If you were sitting on a trading desk like Noble Americas Energy Solutions, expecting power prices to follow record loads last summer, you would have been be sorely disappointed.
In August, Peak power prices for ERCOT, during the record demand, averaged near mid-$40s/MWh, hardly a level one might expect when compared with events in the past as prices were seen moving up and sometimes in the $400s/MWH territory for real-time markets.
THE ENDANGERED BUSINESS MODEL OF NOBLE AMERICAS ENERGY SOLUTIONS:
In most cases, when a market is short on supply, this situation presents an opportunity for someone like NAES to step up to fill in a gap.
-Short-term contracts that typically involves scheduling in the day ahead market and selling when the prices are moving up.

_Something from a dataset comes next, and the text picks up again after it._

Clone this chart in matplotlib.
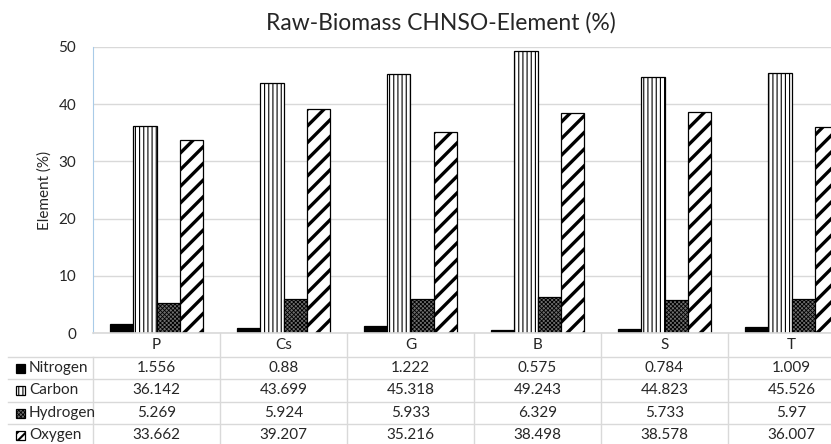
import matplotlib
matplotlib.use("Agg")
import matplotlib.pyplot as plt
import numpy as np
from matplotlib.patches import Rectangle
from matplotlib.lines import Line2D

plt.rcParams["font.family"] = ["Lato", "DejaVu Sans"]

# --- data ---
categories = ["P", "Cs", "G", "B", "S", "T"]
series_names = ["Nitrogen", "Carbon", "Hydrogen", "Oxygen"]
nitrogen = [1.556, 0.88, 1.222, 0.575, 0.784, 1.009]
carbon = [36.142, 43.699, 45.318, 49.243, 44.823, 45.526]
hydrogen = [5.269, 5.924, 5.933, 6.329, 5.733, 5.97]
oxygen = [33.662, 39.207, 35.216, 38.498, 38.578, 36.007]
table_text = [
    ["1.556", "0.88", "1.222", "0.575", "0.784", "1.009"],
    ["36.142", "43.699", "45.318", "49.243", "44.823", "45.526"],
    ["5.269", "5.924", "5.933", "6.329", "5.733", "5.97"],
    ["33.662", "39.207", "35.216", "38.498", "38.578", "36.007"],
]

# fill / hatch / hatch linewidth per series (bar, legend key)
styles = [
    dict(facecolor="black", hatch=None, key_hatch=None, hlw=1.0),
    dict(facecolor="white", hatch="||||", key_hatch="||||", hlw=0.8),
    dict(facecolor="#6e6e6e", hatch="xxxxxxxx", key_hatch="xxxxxxxx", hlw=0.6),
    dict(facecolor="white", hatch="//", key_hatch="////", hlw=2.4),
]

TXT = "#262626"
GRID = "#d9d9d9"
FS = 11

W, H = 831, 444
fig = plt.figure(figsize=(W / 100, H / 100), dpi=100)

# plot area in pixels (the chart runs past the right edge of the picture)
left_px, right_px, top_px, bot_px = 93, 855, 47, 333
ax = fig.add_axes([left_px / W, (H - bot_px) / H,
                   (right_px - left_px) / W, (bot_px - top_px) / H])

x = np.arange(len(categories))
bw = 0.182
values = [nitrogen, carbon, hydrogen, oxygen]
for i, (vals, st) in enumerate(zip(values, styles)):
    plt.rcParams["hatch.linewidth"] = st["hlw"]
    bars = ax.bar(x + (i - 1.5) * bw, vals, bw, facecolor=st["facecolor"],
                  edgecolor="black", linewidth=0.9, hatch=st["hatch"], zorder=3)
    for b in bars:
        if hasattr(b, "set_hatch_linewidth"):
            b.set_hatch_linewidth(st["hlw"])

ax.set_xlim(-0.5, len(categories) - 0.5)
ax.set_ylim(0, 50)
ax.set_yticks(range(0, 51, 10))
ax.yaxis.grid(True, color=GRID, linewidth=1, zorder=0)
ax.set_xticks([])
ax.tick_params(axis="y", length=0, pad=12, labelsize=FS, labelcolor=TXT)
for s in ["top", "right", "bottom"]:
    ax.spines[s].set_visible(False)
ax.spines["left"].set_color("#a9cbe8")
ax.set_ylabel("Element (%)", fontsize=FS, color=TXT)
ax.yaxis.set_label_coords(-41 / (right_px - left_px), 0.5)

fig.text(441 / W, 1 - 23 / H, "Raw-Biomass CHNSO-Element (%)", ha="center",
         va="center", fontsize=16.5, color=TXT)

# --- data table under the plot ---
plot_h = bot_px - top_px
def fy(px):
    # pixel row (from top of picture) -> axes fraction
    return (bot_px - px) / plot_h

row_lines = [333, 357, 379, 402, 424, 447]
row_centers = [345, 368, 390, 413, 435]

trans_x = ax.get_xaxis_transform()
for yl in row_lines[1:]:
    fig.add_artist(Line2D([8 / W, 1.0], [1 - yl / H, 1 - yl / H], color=GRID, lw=1))
ax.axhline(0, color=GRID, lw=1.2, zorder=4, clip_on=False)
for xb in np.arange(0.5, len(categories) - 0.5, 1.0):
    ax.plot([xb, xb], [0, fy(row_lines[-1])], transform=trans_x, color=GRID,
            lw=1, clip_on=False)
ax.plot([-0.5, -0.5], [fy(row_lines[1]), fy(row_lines[-1])], transform=trans_x,
        color=GRID, lw=1, clip_on=False)

for j, c in enumerate(categories):
    ax.text(j, fy(row_centers[0]), c, transform=trans_x, ha="center", va="center",
            fontsize=FS, color=TXT)
for i, row in enumerate(table_text):
    for j, t in enumerate(row):
        ax.text(j, fy(row_centers[i + 1]), t, transform=trans_x, ha="center",
                va="center", fontsize=FS, color=TXT)

# legend keys + series names in the first table column
for i, (name, st) in enumerate(zip(series_names, styles)):
    yc = row_centers[i + 1]
    plt.rcParams["hatch.linewidth"] = min(st["hlw"], 1.5)
    key = Rectangle((16 / W, 1 - (yc + 4.5) / H), 9 / W, 9 / H,
                    facecolor=st["facecolor"], edgecolor="black", lw=0.9,
                    hatch=st["key_hatch"], transform=fig.transFigure)
    if hasattr(key, "set_hatch_linewidth"):
        key.set_hatch_linewidth(min(st["hlw"], 1.5))
    fig.add_artist(key)
    fig.text(29 / W, 1 - yc / H, name, ha="left", va="center", fontsize=FS,
             color=TXT)

fig.savefig("out.png", dpi=100)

-With respect to volatility, these contracts do not generate profit at a low variance.
-NAES are also securing the shorts under long-term contracts, selling power to counter-parties assuming that higher electricity prices will materialize over seasons, years.
In a presentation, Noble valued these contracts at a book-value of more than $1.45 billion.

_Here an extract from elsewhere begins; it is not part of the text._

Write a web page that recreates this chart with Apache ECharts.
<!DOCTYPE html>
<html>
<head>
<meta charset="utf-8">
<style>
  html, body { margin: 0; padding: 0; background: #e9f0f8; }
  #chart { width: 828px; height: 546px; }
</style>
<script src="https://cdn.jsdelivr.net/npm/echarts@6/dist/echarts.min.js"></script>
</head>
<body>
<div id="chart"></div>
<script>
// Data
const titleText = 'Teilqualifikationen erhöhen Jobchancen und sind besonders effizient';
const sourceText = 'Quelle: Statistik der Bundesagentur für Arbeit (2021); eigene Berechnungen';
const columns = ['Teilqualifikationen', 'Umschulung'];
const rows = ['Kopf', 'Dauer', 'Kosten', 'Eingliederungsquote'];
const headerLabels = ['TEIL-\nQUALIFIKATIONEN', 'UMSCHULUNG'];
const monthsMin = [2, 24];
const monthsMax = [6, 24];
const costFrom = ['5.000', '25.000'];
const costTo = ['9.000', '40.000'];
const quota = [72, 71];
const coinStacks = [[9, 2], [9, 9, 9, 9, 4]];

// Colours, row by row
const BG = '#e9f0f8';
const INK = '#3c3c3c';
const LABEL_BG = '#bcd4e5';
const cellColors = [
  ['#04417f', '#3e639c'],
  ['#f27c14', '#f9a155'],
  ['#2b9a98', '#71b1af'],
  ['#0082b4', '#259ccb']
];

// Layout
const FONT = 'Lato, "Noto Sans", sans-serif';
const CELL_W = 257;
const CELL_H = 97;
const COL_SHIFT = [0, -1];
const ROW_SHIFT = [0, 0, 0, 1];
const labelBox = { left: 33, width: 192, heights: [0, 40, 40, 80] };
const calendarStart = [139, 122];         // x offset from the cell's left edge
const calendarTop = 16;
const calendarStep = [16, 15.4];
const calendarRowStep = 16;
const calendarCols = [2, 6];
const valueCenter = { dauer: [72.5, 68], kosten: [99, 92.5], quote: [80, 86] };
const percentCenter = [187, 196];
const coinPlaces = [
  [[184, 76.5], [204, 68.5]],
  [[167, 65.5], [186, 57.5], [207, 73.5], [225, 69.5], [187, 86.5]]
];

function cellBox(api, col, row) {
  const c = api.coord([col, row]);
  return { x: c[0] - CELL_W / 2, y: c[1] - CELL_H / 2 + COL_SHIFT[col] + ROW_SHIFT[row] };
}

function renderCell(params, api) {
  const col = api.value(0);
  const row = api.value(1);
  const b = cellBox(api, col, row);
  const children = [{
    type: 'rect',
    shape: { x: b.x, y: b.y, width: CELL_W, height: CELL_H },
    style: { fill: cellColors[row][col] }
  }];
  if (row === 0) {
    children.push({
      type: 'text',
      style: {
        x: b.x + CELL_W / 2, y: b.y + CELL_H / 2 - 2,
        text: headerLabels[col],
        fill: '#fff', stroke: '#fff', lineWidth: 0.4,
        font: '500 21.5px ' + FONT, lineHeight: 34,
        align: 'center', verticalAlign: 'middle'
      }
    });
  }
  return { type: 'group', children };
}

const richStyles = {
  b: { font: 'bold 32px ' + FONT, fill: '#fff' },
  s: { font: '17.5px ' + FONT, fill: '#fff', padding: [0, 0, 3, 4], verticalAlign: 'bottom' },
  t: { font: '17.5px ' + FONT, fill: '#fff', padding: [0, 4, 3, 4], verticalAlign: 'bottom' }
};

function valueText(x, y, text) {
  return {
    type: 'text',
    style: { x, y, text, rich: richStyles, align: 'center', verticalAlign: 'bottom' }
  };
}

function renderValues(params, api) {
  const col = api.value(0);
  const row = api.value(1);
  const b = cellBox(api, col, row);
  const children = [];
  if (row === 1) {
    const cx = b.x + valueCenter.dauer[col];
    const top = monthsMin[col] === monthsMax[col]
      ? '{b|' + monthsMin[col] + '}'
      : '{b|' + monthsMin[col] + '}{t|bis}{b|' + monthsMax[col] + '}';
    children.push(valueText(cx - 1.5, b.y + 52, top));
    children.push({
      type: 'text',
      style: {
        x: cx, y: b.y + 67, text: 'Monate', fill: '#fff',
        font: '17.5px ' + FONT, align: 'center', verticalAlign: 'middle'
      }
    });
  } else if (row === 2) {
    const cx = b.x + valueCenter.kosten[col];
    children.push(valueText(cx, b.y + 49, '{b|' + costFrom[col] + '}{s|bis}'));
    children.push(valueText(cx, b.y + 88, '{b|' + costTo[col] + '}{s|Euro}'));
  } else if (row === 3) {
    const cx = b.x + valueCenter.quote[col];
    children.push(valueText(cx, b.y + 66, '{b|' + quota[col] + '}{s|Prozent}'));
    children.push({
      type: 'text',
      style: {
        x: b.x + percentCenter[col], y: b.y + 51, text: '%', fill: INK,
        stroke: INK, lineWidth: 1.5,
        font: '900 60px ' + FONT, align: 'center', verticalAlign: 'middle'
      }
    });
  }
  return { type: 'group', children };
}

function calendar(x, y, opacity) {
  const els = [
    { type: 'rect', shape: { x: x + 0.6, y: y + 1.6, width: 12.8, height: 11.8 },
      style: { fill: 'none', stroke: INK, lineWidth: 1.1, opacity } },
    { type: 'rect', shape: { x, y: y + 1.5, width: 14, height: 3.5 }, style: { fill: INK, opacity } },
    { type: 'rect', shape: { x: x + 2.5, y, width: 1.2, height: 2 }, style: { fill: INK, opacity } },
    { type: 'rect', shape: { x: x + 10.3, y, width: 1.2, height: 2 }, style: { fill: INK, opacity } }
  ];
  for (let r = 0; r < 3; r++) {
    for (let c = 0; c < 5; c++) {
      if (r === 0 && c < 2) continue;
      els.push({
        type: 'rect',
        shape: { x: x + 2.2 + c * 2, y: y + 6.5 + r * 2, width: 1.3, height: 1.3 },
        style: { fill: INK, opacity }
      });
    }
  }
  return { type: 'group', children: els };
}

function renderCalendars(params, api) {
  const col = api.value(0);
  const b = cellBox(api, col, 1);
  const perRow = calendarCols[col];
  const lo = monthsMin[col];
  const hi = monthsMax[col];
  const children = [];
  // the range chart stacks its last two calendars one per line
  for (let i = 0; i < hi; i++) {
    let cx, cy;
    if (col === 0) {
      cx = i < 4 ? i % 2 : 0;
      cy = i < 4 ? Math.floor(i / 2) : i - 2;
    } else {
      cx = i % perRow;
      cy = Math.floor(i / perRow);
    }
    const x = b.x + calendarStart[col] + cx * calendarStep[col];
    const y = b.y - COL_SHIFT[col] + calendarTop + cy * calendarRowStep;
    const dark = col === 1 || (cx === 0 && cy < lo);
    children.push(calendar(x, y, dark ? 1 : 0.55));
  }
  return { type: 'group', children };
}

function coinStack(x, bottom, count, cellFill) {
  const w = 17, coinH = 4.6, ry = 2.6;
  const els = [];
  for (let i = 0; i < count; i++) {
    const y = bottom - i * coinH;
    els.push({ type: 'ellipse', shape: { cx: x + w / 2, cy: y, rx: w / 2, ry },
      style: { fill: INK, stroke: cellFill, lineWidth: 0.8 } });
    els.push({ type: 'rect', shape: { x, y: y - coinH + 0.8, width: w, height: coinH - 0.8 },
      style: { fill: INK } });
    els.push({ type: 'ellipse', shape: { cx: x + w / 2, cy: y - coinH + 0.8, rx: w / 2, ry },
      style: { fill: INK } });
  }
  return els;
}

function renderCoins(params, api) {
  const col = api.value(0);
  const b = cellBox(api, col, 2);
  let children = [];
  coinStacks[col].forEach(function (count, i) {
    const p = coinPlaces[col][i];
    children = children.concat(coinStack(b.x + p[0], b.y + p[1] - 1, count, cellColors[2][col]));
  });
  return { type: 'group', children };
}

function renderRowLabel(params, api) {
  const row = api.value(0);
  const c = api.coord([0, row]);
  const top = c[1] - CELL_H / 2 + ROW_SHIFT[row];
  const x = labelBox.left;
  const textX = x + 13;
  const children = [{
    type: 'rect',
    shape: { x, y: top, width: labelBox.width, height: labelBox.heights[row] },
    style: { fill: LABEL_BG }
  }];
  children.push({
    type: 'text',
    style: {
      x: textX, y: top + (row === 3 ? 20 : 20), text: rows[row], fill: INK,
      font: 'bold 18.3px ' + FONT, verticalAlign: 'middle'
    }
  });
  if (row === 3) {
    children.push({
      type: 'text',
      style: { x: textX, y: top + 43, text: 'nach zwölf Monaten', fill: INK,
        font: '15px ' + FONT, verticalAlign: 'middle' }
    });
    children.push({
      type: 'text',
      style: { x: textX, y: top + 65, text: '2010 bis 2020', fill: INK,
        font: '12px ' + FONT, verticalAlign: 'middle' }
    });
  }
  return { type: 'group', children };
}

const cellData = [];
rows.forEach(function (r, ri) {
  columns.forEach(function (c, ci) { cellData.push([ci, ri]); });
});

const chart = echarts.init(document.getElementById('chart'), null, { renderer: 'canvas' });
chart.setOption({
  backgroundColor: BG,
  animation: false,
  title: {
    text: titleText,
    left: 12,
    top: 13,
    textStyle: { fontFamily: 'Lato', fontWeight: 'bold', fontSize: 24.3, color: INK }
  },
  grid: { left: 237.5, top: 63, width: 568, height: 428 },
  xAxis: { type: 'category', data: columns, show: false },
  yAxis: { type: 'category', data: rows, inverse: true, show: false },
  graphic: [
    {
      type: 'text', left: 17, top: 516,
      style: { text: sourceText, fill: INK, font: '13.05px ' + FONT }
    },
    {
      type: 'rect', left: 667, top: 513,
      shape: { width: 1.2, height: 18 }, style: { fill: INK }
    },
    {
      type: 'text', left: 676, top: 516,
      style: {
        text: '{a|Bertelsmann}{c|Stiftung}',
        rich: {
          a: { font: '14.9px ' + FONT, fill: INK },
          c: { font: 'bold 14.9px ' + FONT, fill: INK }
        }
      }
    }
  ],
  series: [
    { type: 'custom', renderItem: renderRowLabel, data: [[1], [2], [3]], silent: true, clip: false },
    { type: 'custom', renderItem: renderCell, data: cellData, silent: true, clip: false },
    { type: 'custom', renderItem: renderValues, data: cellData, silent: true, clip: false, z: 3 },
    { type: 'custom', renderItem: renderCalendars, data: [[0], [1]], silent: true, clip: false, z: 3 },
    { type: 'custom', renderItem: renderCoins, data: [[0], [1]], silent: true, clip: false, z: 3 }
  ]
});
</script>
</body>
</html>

It is not a coincidence if the Singapore-listed trader, who is at the center of a profit accounting dispute, has hired Morgan Stanley for the disposal of Noble Americas Energy Solutions.
Why aren’t they de-listed ?
To facilitate the disposals is the 1ST REASON.
The current market situation in the U.S power is not a compelling business future case for Noble Americas Energy Solutions, (path dependent for the group own survival).
This should cause a little concern among those who are trying to determine the intrinsic value of NAES currently on the sale block.
They have lost more than $3B in FCF over the last 24 months.
During Q2, the cash-flows from the operations didn’t even covered the cash interests expenses of their debt service.
Given that the trader is not generating cash and cannot expand its borrowing base, we can only assume that they are told that they have to sell Noble Americas Energy Solutions to repay the debtload.
This is at 20-50% below the advertised book value to hit a bidder => and the house will consequently have to raise a significant shortfall in equity to repay the loans its lenders $3 billion, hence outlining the second and last REASON explaining why the Noble Group counter has remained listed on the Singapore Exchange at the present time.